More than half of patients believe taxes should rise to ensure the NHS can continue to provide healthcare in the long term, a survey suggests.

A poll of 1,000 adult patients from England and Wales found that 54 per cent agree that taxes have to increase to ensure long-term healthcare needs are met.

Around one in six (16 per cent) are not confident that the NHS would be able to meet their needs in the future.

One in 10 patients believe they will have to pay for their healthcare in the future, according to the survey, conducted on behalf of accountancy firm KPMG.
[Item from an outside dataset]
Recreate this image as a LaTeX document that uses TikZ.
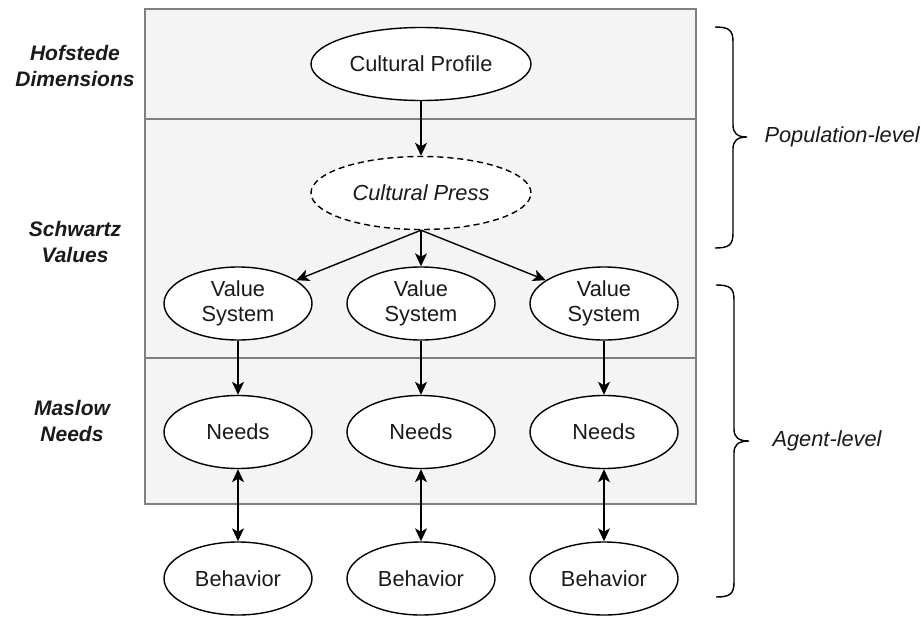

Andrew Hine, UK head of health at the firm, said: “Few, if any, societies have truly faced up to the magnitude of the crisis of long-term care. All too often the debate over finance seems to overshadow the scale and gravity of the wider challenge which is, and always should be, delivery of quality care for patients.

“The onus is on a wide group of leaders to come up with an affordable way to pay for the care today’s society will need, tomorrow. It’s encouraging to see a heavy dose of realism, with many patients accepting that the government can’t be expected to cover all costs unless taxes rise substantially or major savings are made elsewhere.”

Last month health NHS England chief executive Sir David Nicholson said the NHS would not survive unless there were radical changes in the provision of healthcare such as hospital closures and centralisation of services.

An ageing population, increasing numbers of people suffering from long-term conditions and a stagnant budget are compounding factors putting pressure of the system, NHS England said.

If the health service in England continues to provide care the way it currently does, there will be a funding gap of £30bn between 2013 and 2021, even if the health budget is ringfenced, officials said.

So to maintain a health service that is “free at the point of use”, a new approach to providing services is “urgently needed”, they said.